>>>
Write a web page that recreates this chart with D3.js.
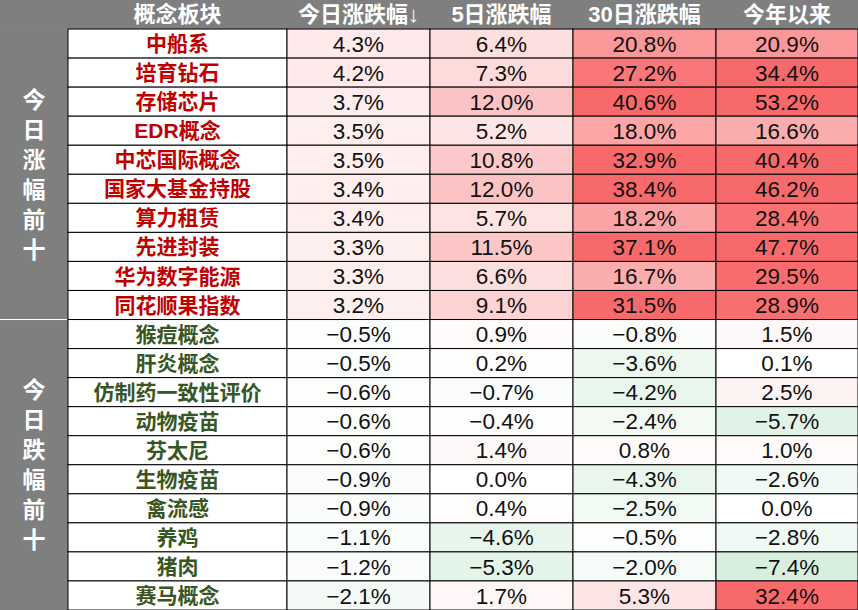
<!DOCTYPE html><html><head><meta charset="utf-8"><script src="https://cdn.jsdelivr.net/npm/d3@7"></script>
<style>body{margin:0;background:#fff}</style></head><body><svg id="c" width="858" height="610"></svg>
<script>
const headers=["概念板块","今日涨跌幅↓","5日涨跌幅","30日涨跌幅","今年以来"];
const groups=["今日涨幅前十","今日跌幅前十"];
const names=["中船系","培育钻石","存储芯片","EDR概念","中芯国际概念","国家大基金持股","算力租赁","先进封装","华为数字能源","同花顺果指数","猴痘概念","肝炎概念","仿制药一致性评价","动物疫苗","芬太尼","生物疫苗","禽流感","养鸡","猪肉","赛马概念"];
const d1=[4.3,4.2,3.7,3.5,3.5,3.4,3.4,3.3,3.3,3.2,-0.5,-0.5,-0.6,-0.6,-0.6,-0.9,-0.9,-1.1,-1.2,-2.1];
const d5=[6.4,7.3,12.0,5.2,10.8,12.0,5.7,11.5,6.6,9.1,0.9,0.2,-0.7,-0.4,1.4,0.0,0.4,-4.6,-5.3,1.7];
const d30=[20.8,27.2,40.6,18.0,32.9,38.4,18.2,37.1,16.7,31.5,-0.8,-3.6,-4.2,-2.4,0.8,-4.3,-2.5,-0.5,-2.0,5.3];
const ytd=[20.9,34.4,53.2,16.6,40.4,46.2,28.4,47.7,29.5,28.9,1.5,0.1,2.5,-5.7,1.0,-2.6,0.0,-2.8,-7.4,32.4];
const cols=[d1,d5,d30,ytd];
const svg=d3.select("#c");
const xEdges=[0,68,287,430,573,716,858];
const y=d3.scaleBand().domain(d3.range(-1,20)).range([0,610]);
const pos=d3.scaleLinear().domain([0,30]).range(["#ffffff","#f8696b"]).clamp(true);
const neg=d3.scaleLinear().domain([0,-30]).range(["#ffffff","#63be7b"]).clamp(true);
const col=v=>v>=0?pos(v):neg(v);
const font="'Liberation Sans','Noto Sans CJK SC',sans-serif";
svg.append("rect").attr("x",0).attr("y",0).attr("width",858).attr("height",y.bandwidth()).attr("fill","#7f7f7f");
headers.forEach((h,i)=>svg.append("text").attr("x",(xEdges[i+1]+xEdges[i+2])/2).attr("y",y(-1)+y.bandwidth()/2).attr("dy","0.36em").attr("text-anchor","middle").attr("fill","#fff").attr("font-weight","bold").attr("font-size",22).attr("font-family",font).text(h));
groups.forEach((g,gi)=>{
  const y0=y(gi*10),h=y.bandwidth()*10;
  svg.append("rect").attr("x",0).attr("y",y0).attr("width",68).attr("height",h).attr("fill","#7f7f7f");
  const chars=[...g];const step=30;const start=y0+h/2-step*(chars.length-1)/2;
  chars.forEach((c,k)=>svg.append("text").attr("x",34).attr("y",start+k*step).attr("dy","0.36em").attr("text-anchor","middle").attr("fill","#fff").attr("font-weight","bold").attr("font-size",23).attr("font-family",font).text(c));
});
svg.append("line").attr("x1",0).attr("x2",68).attr("y1",y(10)).attr("y2",y(10)).attr("stroke","#fff").attr("stroke-width",1);
names.forEach((n,r)=>{
  const yy=y(r),h=y.bandwidth();
  svg.append("rect").attr("x",68).attr("y",yy).attr("width",219).attr("height",h).attr("fill","#fff").attr("stroke","#000").attr("stroke-width",1);
  svg.append("text").attr("x",177.5).attr("y",yy+h/2).attr("dy","0.36em").attr("text-anchor","middle").attr("fill",r<10?"#c00000":"#375623").attr("font-weight","bold").attr("font-size",21).attr("font-family",font).text(n);
  cols.forEach((c,ci)=>{
    const x0=xEdges[ci+2],x1=xEdges[ci+3];
    svg.append("rect").attr("x",x0).attr("y",yy).attr("width",x1-x0).attr("height",h).attr("fill",col(c[r])).attr("stroke","#000").attr("stroke-width",1);
    svg.append("text").attr("x",(x0+x1)/2).attr("y",yy+h/2).attr("dy","0.36em").attr("text-anchor","middle").attr("fill","#111").attr("font-size",22.5).attr("font-family",font).text((c[r]<0?"\u2212":"")+Math.abs(c[r]).toFixed(1)+"%");
  });
});
</script></body></html>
<<<
Exclude the images and reproduce the remaining data exactly.

Write a web page that recreates this chart with D3.js.
<!DOCTYPE html><html><head><meta charset="utf-8"><script src="https://cdn.jsdelivr.net/npm/d3@7"></script>
<style>body{margin:0;background:#fff}</style></head><body><svg id="c" width="858" height="610"></svg>
<script>
const headers=["概念板块","今日涨跌幅↓","5日涨跌幅","30日涨跌幅","今年以来"];
const groups=["今日涨幅前十","今日跌幅前十"];
const names=["中船系","培育钻石","存储芯片","EDR概念","中芯国际概念","国家大基金持股","算力租赁","先进封装","华为数字能源","同花顺果指数","猴痘概念","肝炎概念","仿制药一致性评价","动物疫苗","芬太尼","生物疫苗","禽流感","养鸡","猪肉","赛马概念"];
const d1=[4.3,4.2,3.7,3.5,3.5,3.4,3.4,3.3,3.3,3.2,-0.5,-0.5,-0.6,-0.6,-0.6,-0.9,-0.9,-1.1,-1.2,-2.1];
const d5=[6.4,7.3,12.0,5.2,10.8,12.0,5.7,11.5,6.6,9.1,0.9,0.2,-0.7,-0.4,1.4,0.0,0.4,-4.6,-5.3,1.7];
const d30=[20.8,27.2,40.6,18.0,32.9,38.4,18.2,37.1,16.7,31.5,-0.8,-3.6,-4.2,-2.4,0.8,-4.3,-2.5,-0.5,-2.0,5.3];
const ytd=[20.9,34.4,53.2,16.6,40.4,46.2,28.4,47.7,29.5,28.9,1.5,0.1,2.5,-5.7,1.0,-2.6,0.0,-2.8,-7.4,32.4];
const cols=[d1,d5,d30,ytd];
const svg=d3.select("#c");
const xEdges=[0,68,287,430,573,716,858];
const y=d3.scaleBand().domain(d3.range(-1,20)).range([0,610]);
const pos=d3.scaleLinear().domain([0,30]).range(["#ffffff","#f8696b"]).clamp(true);
const neg=d3.scaleLinear().domain([0,-30]).range(["#ffffff","#63be7b"]).clamp(true);
const col=v=>v>=0?pos(v):neg(v);
const font="'Liberation Sans','Noto Sans CJK SC',sans-serif";
svg.append("rect").attr("x",0).attr("y",0).attr("width",858).attr("height",y.bandwidth()).attr("fill","#7f7f7f");
headers.forEach((h,i)=>svg.append("text").attr("x",(xEdges[i+1]+xEdges[i+2])/2).attr("y",y(-1)+y.bandwidth()/2).attr("dy","0.36em").attr("text-anchor","middle").attr("fill","#fff").attr("font-weight","bold").attr("font-size",22).attr("font-family",font).text(h));
groups.forEach((g,gi)=>{
  const y0=y(gi*10),h=y.bandwidth()*10;
  svg.append("rect").attr("x",0).attr("y",y0).attr("width",68).attr("height",h).attr("fill","#7f7f7f");
  const chars=[...g];const step=30;const start=y0+h/2-step*(chars.length-1)/2;
  chars.forEach((c,k)=>svg.append("text").attr("x",34).attr("y",start+k*step).attr("dy","0.36em").attr("text-anchor","middle").attr("fill","#fff").attr("font-weight","bold").attr("font-size",23).attr("font-family",font).text(c));
});
svg.append("line").attr("x1",0).attr("x2",68).attr("y1",y(10)).attr("y2",y(10)).attr("stroke","#fff").attr("stroke-width",1);
names.forEach((n,r)=>{
  const yy=y(r),h=y.bandwidth();
  svg.append("rect").attr("x",68).attr("y",yy).attr("width",219).attr("height",h).attr("fill","#fff").attr("stroke","#000").attr("stroke-width",1);
  svg.append("text").attr("x",177.5).attr("y",yy+h/2).attr("dy","0.36em").attr("text-anchor","middle").attr("fill",r<10?"#c00000":"#375623").attr("font-weight","bold").attr("font-size",21).attr("font-family",font).text(n);
  cols.forEach((c,ci)=>{
    const x0=xEdges[ci+2],x1=xEdges[ci+3];
    svg.append("rect").attr("x",x0).attr("y",yy).attr("width",x1-x0).attr("height",h).attr("fill",col(c[r])).attr("stroke","#000").attr("stroke-width",1);
    svg.append("text").attr("x",(x0+x1)/2).attr("y",yy+h/2).attr("dy","0.36em").attr("text-anchor","middle").attr("fill","#111").attr("font-size",22.5).attr("font-family",font).text((c[r]<0?"\u2212":"")+Math.abs(c[r]).toFixed(1)+"%");
  });
});
</script></body></html>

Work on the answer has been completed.